Document classification needs the definition of classes a priori. Thus, a first analysis of the dataset and of the context where the dataset has been developed and for whom and for what it could be used in the future is requires. The dataset used in the experimentation is composed by project documents derived from public tendering and offering document from construction companies that participated to the tendering procedure. The documents have been collected in the Italian context, hence a first understanding of the documents that can be found is provided by the Italian law for public contracts (Decree of the President of the Republic October 5, 2010, n. 207) that establishes the minimum document for tending project during its different stages. In synthesis the main documents are following listed:

  • General report of the work.
  • Technical reports and specialist reports.
  • City planning documents for the work.
  • Environmental impact study.
  • Calculations about structures and plants.
  • Description and performances of technical elements.
  • Design of interferences.
  • Price description and list.
  • Estimative metric computation.
  • General economic framework.
  • Contractual schema.
  • Tender specification.
  • Safety and security plan.

On the other hand, analyzing the organizational structure of some engineering companies, it is possible to define a more general subdivision where the above mentioned documents can be included. Engineering and construction companies are usually based on a project oriented organization (Shirazi, B., Langford, D. A., & Rowlinson, 1996; Ilin et al., 2016). Moreover, according to the dimension of the company can be identified several departments related to specific area of actions, e.g. infrastructures, buildings, and energy. The project oriented nature is intersected with the main sectors of the organization creating a matrix structure. Due to the high variability of this last organizational structure, it is difficult to define a precise a clear detailed subdivision. Nevertheless, it is possible to identify some general areas as following listed:

  • Administration: this department can control all the bureaucracy related to the project. In some cases the same department manage the quality, while in other structure there is a dedicated department according to the dimension of the company.
  • Security and Safety: this department includes all the aspects of security and safety.
  • Design: this department collects the aspects related to architectural design and technology (in this last area it shares many component with the engineering one).
  • Engineering: this department includes all the engineering aspects, e.g. structures, HVAC, electrical, and fire safety.
  • Economic and management: this department deals with the economic and scheduling themes.

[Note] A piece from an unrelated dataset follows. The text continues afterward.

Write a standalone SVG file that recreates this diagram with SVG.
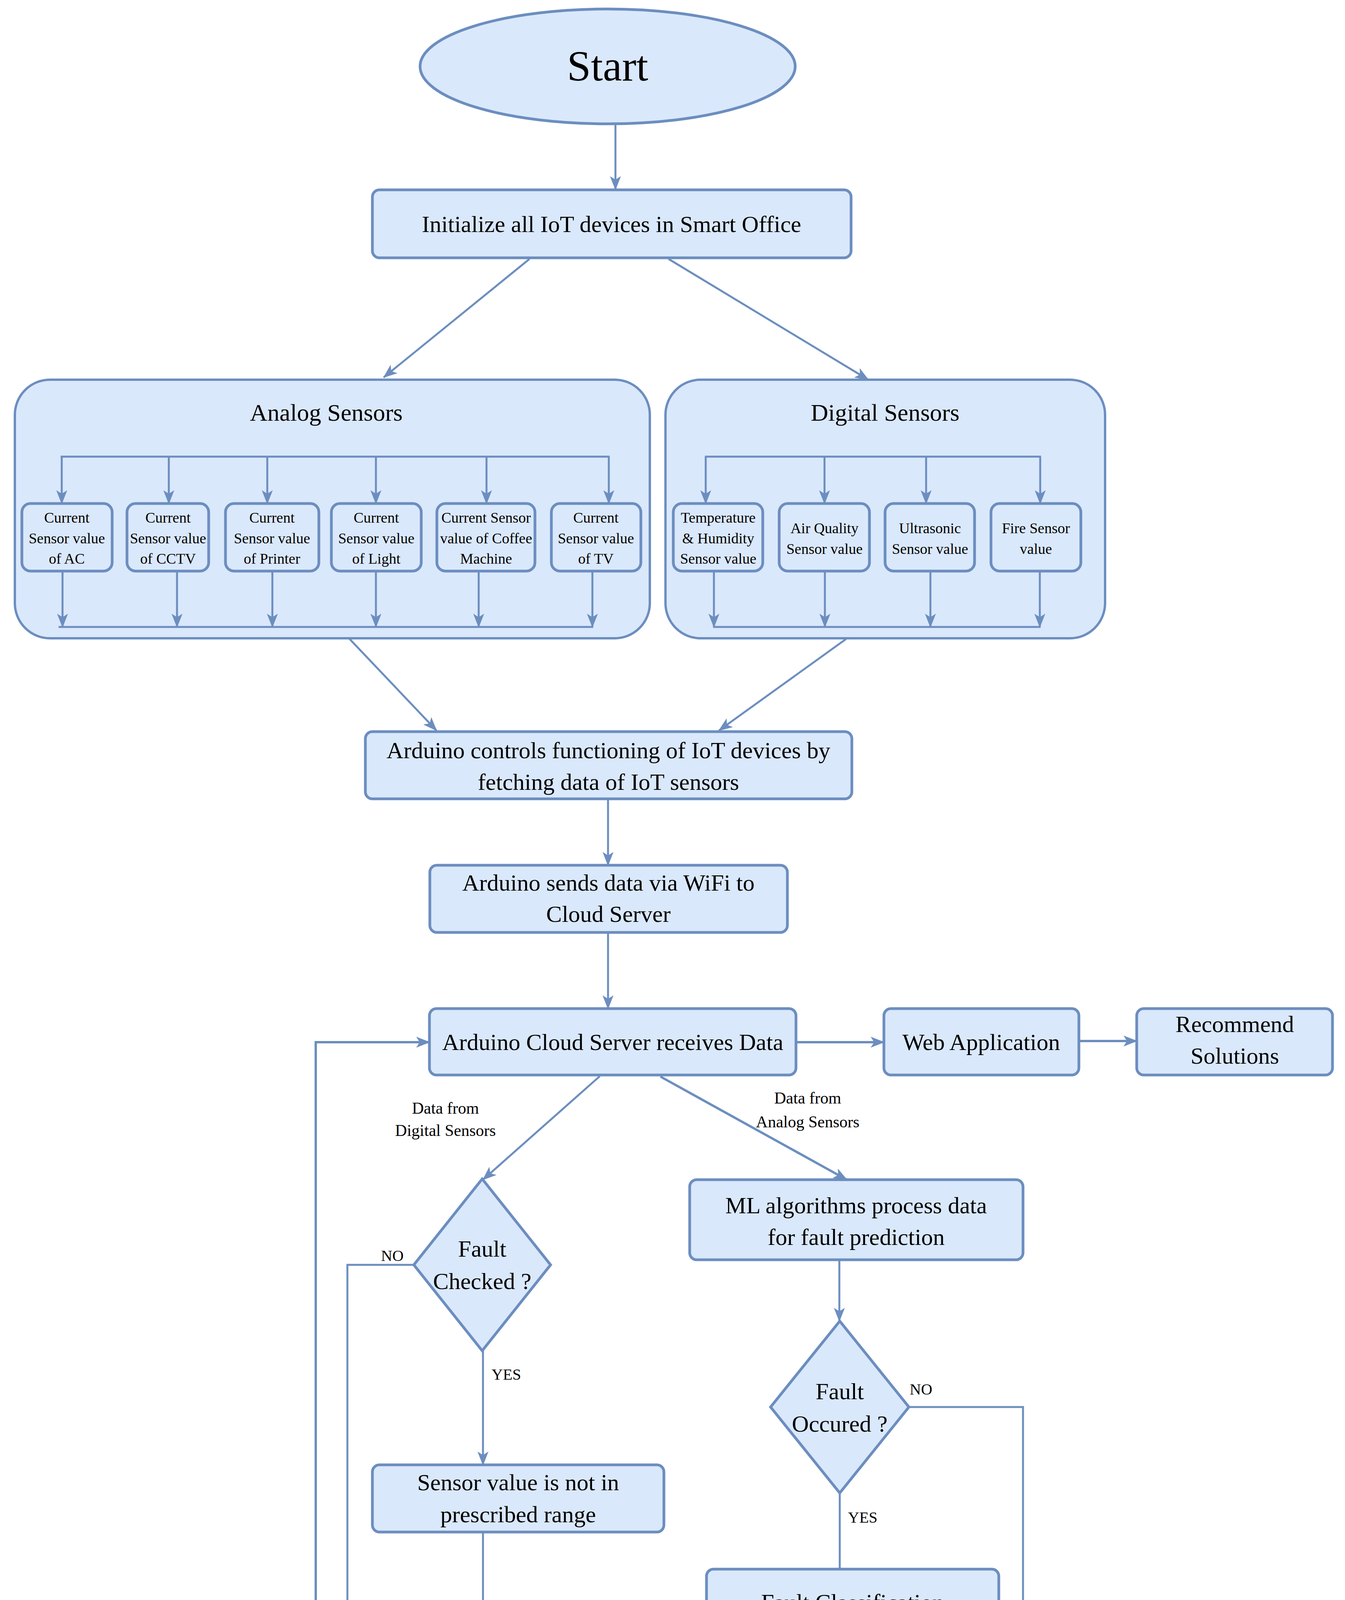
<svg xmlns="http://www.w3.org/2000/svg" width="3442" height="4555" viewBox="0 0 3442 4555">
<style>
.n{fill:#dae8fc;stroke:#6c8ebf;stroke-width:7}
.c{fill:#dae8fc;stroke:#6c8ebf;stroke-width:6}
.e{fill:none;stroke:#6c8ebf;stroke-width:5}
.t{font-family:"Liberation Serif",serif;fill:#000;text-anchor:middle}
.m{font-size:60px}
.s{font-size:38px}
.h{font-size:62px}
.l{font-size:42px}
.y{font-size:40px}
</style>
<defs>
<marker id="a" viewBox="0 0 36 28" refX="34" refY="14" markerWidth="36" markerHeight="28" markerUnits="userSpaceOnUse" orient="auto">
<path d="M0,0 L36,14 L0,28 L9,14 Z" fill="#6c8ebf"/>
</marker>
</defs>
<rect width="3442" height="4555" fill="#fff"/>

<g id="analog-container">
<rect class="c" x="38" y="972" width="1625" height="662" rx="90"/>
<text class="t h" x="835" y="1077">Analog Sensors</text>
</g>
<g id="digital-container">
<rect class="c" x="1703" y="972" width="1125" height="662" rx="90"/>
<text class="t h" x="2265" y="1077">Digital Sensors</text>
</g>

<g id="connectors">
<path class="e" d="M1575,318 L1575,485" marker-end="url(#a)"/>
<path class="e" d="M1355,663 L982,966" marker-end="url(#a)"/>
<path class="e" d="M1711,663 L2222,972" marker-end="url(#a)"/>
<!-- analog bus -->
<path class="e" d="M155,1169 L1560,1169"/>
<path class="e" d="M158,1169 L158,1289" marker-end="url(#a)"/>
<path class="e" d="M432,1169 L432,1289" marker-end="url(#a)"/>
<path class="e" d="M684,1169 L684,1289" marker-end="url(#a)"/>
<path class="e" d="M962,1169 L962,1289" marker-end="url(#a)"/>
<path class="e" d="M1245,1169 L1245,1289" marker-end="url(#a)"/>
<path class="e" d="M1558,1169 L1558,1289" marker-end="url(#a)"/>
<path class="e" d="M160,1462 L160,1605" marker-end="url(#a)"/>
<path class="e" d="M453,1462 L453,1605" marker-end="url(#a)"/>
<path class="e" d="M697,1462 L697,1605" marker-end="url(#a)"/>
<path class="e" d="M962,1462 L962,1605" marker-end="url(#a)"/>
<path class="e" d="M1225,1462 L1225,1605" marker-end="url(#a)"/>
<path class="e" d="M1516,1462 L1516,1605" marker-end="url(#a)"/>
<path class="e" d="M150,1605 L1518,1605"/>
<!-- digital bus -->
<path class="e" d="M1804,1169 L2664,1169"/>
<path class="e" d="M1806,1169 L1806,1289" marker-end="url(#a)"/>
<path class="e" d="M2110,1169 L2110,1289" marker-end="url(#a)"/>
<path class="e" d="M2370,1169 L2370,1289" marker-end="url(#a)"/>
<path class="e" d="M2662,1169 L2662,1289" marker-end="url(#a)"/>
<path class="e" d="M1827,1462 L1827,1605" marker-end="url(#a)"/>
<path class="e" d="M2111,1462 L2111,1605" marker-end="url(#a)"/>
<path class="e" d="M2381,1462 L2381,1605" marker-end="url(#a)"/>
<path class="e" d="M2661,1462 L2661,1605" marker-end="url(#a)"/>
<path class="e" d="M1825,1605 L2663,1605"/>
<!-- to arduino -->
<path class="e" d="M893,1634 L1117,1870" marker-end="url(#a)"/>
<path class="e" d="M2165,1636 L1840,1870" marker-end="url(#a)"/>
<path class="e" d="M1556,2045 L1556,2215" marker-end="url(#a)"/>
<path class="e" d="M1556,2387 L1556,2582" marker-end="url(#a)"/>
<path class="e" d="M2037,2668 L2262,2668" style="stroke-width:6" marker-end="url(#a)"/>
<path class="e" d="M2761,2665 L2909,2665" style="stroke-width:6" marker-end="url(#a)"/>
<path class="e" d="M1079,4489 L808,4489 L808,2668 L1099,2668" style="stroke-width:6" marker-end="url(#a)"/>
<path class="e" d="M1535,2755 L1236,3020" marker-end="url(#a)"/>
<path class="e" d="M1690,2756 L2167,3020" style="stroke-width:6" marker-end="url(#a)"/>
<path class="e" d="M1059,3238 L889,3238 L889,4400 L1079,4400" marker-end="url(#a)"/>
<path class="e" d="M1236,3458 L1236,3750" marker-end="url(#a)"/>
<path class="e" d="M1236,3922 L1236,4357" marker-end="url(#a)"/>
<path class="e" d="M2148,3225 L2148,3382" marker-end="url(#a)"/>
<path class="e" d="M2326,3602 L2618,3602 L2618,4430 L2056,4430" marker-end="url(#a)"/>
<path class="e" d="M2149,3822 L2149,4017"/>
<path class="e" d="M1975,4187 L1975,4357" marker-end="url(#a)"/>
<text class="t l" x="1140" y="2851">Data from</text>
<text class="t l" x="1140" y="2908">Digital Sensors</text>
<text class="t l" x="2067" y="2825">Data from</text>
<text class="t l" x="2067" y="2886">Analog Sensors</text>
<text class="t y" x="1004" y="3228">NO</text>
<text class="t y" x="1258" y="3532" style="text-anchor:start">YES</text>
<text class="t y" x="2357" y="3570">NO</text>
<text class="t y" x="2170" y="3898" style="text-anchor:start">YES</text>
</g>

<g id="start">
<ellipse class="n" cx="1555" cy="170" rx="480" ry="147"/>
<text class="t" x="1555" y="206" style="font-size:110px">Start</text>
</g>
<g id="init">
<rect class="n" x="953" y="486" width="1225" height="174" rx="18"/>
<text class="t m" x="1565" y="594">Initialize all IoT devices in Smart Office</text>
</g>

<g id="ac"><rect class="n" x="56" y="1289" width="231" height="173" rx="22"/>
<text class="t s" x="171" y="1338">Current</text><text class="t s" x="171" y="1391">Sensor value</text><text class="t s" x="171" y="1443">of AC</text></g>
<g id="cctv"><rect class="n" x="325" y="1289" width="209" height="173" rx="22"/>
<text class="t s" x="430" y="1338">Current</text><text class="t s" x="430" y="1391">Sensor value</text><text class="t s" x="430" y="1443">of CCTV</text></g>
<g id="printer"><rect class="n" x="577" y="1289" width="239" height="173" rx="22"/>
<text class="t s" x="696" y="1338">Current</text><text class="t s" x="696" y="1391">Sensor value</text><text class="t s" x="696" y="1443">of Printer</text></g>
<g id="light"><rect class="n" x="848" y="1289" width="230" height="173" rx="22"/>
<text class="t s" x="963" y="1338">Current</text><text class="t s" x="963" y="1391">Sensor value</text><text class="t s" x="963" y="1443">of Light</text></g>
<g id="coffee"><rect class="n" x="1118" y="1289" width="251" height="173" rx="22"/>
<text class="t s" x="1244" y="1338">Current Sensor</text><text class="t s" x="1244" y="1391">value of Coffee</text><text class="t s" x="1244" y="1443">Machine</text></g>
<g id="tv"><rect class="n" x="1411" y="1289" width="229" height="173" rx="22"/>
<text class="t s" x="1525" y="1338">Current</text><text class="t s" x="1525" y="1391">Sensor value</text><text class="t s" x="1525" y="1443">of TV</text></g>

<g id="temp"><rect class="n" x="1723" y="1289" width="229" height="173" rx="22"/>
<text class="t s" x="1838" y="1338">Temperature</text><text class="t s" x="1838" y="1391">&amp; Humidity</text><text class="t s" x="1838" y="1443">Sensor value</text></g>
<g id="air"><rect class="n" x="1994" y="1289" width="231" height="173" rx="22"/>
<text class="t s" x="2110" y="1365">Air Quality</text><text class="t s" x="2110" y="1418">Sensor value</text></g>
<g id="ultra"><rect class="n" x="2265" y="1289" width="229" height="173" rx="22"/>
<text class="t s" x="2380" y="1365">Ultrasonic</text><text class="t s" x="2380" y="1418">Sensor value</text></g>
<g id="fire"><rect class="n" x="2536" y="1289" width="230" height="173" rx="22"/>
<text class="t s" x="2651" y="1365">Fire Sensor</text><text class="t s" x="2651" y="1418">value</text></g>

<g id="arduino"><rect class="n" x="935" y="1873" width="1245" height="172" rx="18"/>
<text class="t m" x="1557" y="1941">Arduino controls functioning of IoT devices by</text>
<text class="t m" x="1557" y="2022">fetching data of IoT sensors</text></g>
<g id="sends"><rect class="n" x="1100" y="2215" width="915" height="172" rx="18"/>
<text class="t m" x="1557" y="2280">Arduino sends data via WiFi to</text>
<text class="t m" x="1557" y="2360">Cloud Server</text></g>
<g id="cloud"><rect class="n" x="1099" y="2582" width="938" height="170" rx="18"/>
<text class="t m" x="1568" y="2688">Arduino Cloud Server receives Data</text></g>
<g id="web"><rect class="n" x="2262" y="2582" width="499" height="170" rx="18"/>
<text class="t m" x="2511" y="2688">Web Application</text></g>
<g id="recommend"><rect class="n" x="2909" y="2582" width="501" height="170" rx="18"/>
<text class="t m" x="3160" y="2642">Recommend</text>
<text class="t m" x="3160" y="2723">Solutions</text></g>

<g id="fault-checked"><polygon class="n" points="1234,3018 1409,3238 1234,3458 1059,3238"/>
<text class="t m" x="1234" y="3217">Fault</text>
<text class="t m" x="1234" y="3300">Checked ?</text></g>
<g id="ml"><rect class="n" x="1765" y="3020" width="853" height="205" rx="18"/>
<text class="t m" x="2191" y="3106">ML algorithms process data</text>
<text class="t m" x="2191" y="3187">for fault prediction</text></g>
<g id="fault-occured"><polygon class="n" points="2149,3382 2326,3602 2149,3822 1972,3602"/>
<text class="t m" x="2149" y="3582">Fault</text>
<text class="t m" x="2149" y="3665">Occured ?</text></g>
<g id="sensor-range"><rect class="n" x="953" y="3750" width="746" height="172" rx="18"/>
<text class="t m" x="1326" y="3815">Sensor value is not in</text>
<text class="t m" x="1326" y="3897">prescribed range</text></g>
<g id="classification"><rect class="n" x="1808" y="4017" width="748" height="170" rx="18"/>
<text class="t m" x="2182" y="4122">Fault Classification</text></g>
<g id="final"><rect class="n" x="1079" y="4357" width="977" height="172" rx="18"/>
<text class="t m" x="1567" y="4422">Final Accumulated Data saved in</text>
<text class="t m" x="1567" y="4503">Cloud Database</text></g>
</svg>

In the literature, Caldas, Soibelman and Han (2002) proposed 13 classes during the classification of minutes related to a construction project. The classes were defined studying the structure of the document set and divided as following listed:

  • General
  • Schedule
  • Demolition-Civil
  • Landscape-site
  • Structures
  • Building_skin
  • Roofing_waterproof
  • Interior finishes
  • Conveyance
  • Plumbing
  • Fire protection
  • HVAC
  • Electrical

This classification includes some elements that are not included in the dataset considered in this study. In fact, while the above listed classes where related to the construction phase, our dataset is related to the project and tendering phase. However, de facto all the elements found during the classification of documents during the construction project can be included in the more general classification proposed.
Usually, in engineering and construction organizations, the engineering department do not exist as a whole but it is divided according to the specialization (e.g. structure, HVAC, electrical, plumbing, fire protection). This is also in accordance with the classification proposed by , Caldas, Soibelman and Han (2002). However, the a priori identification of the specific area can limit the algorithm imposing specific disciplines, while the evolution of the construction sector can introduce new specialization areas (e.g. internet connections related to the Internet of Things or 4G and 5G installations for buildings). Hence, this subdivision can be managed through the clustering algorithm that allows the evolution of the clusters identification according to the evolutions of the dataset.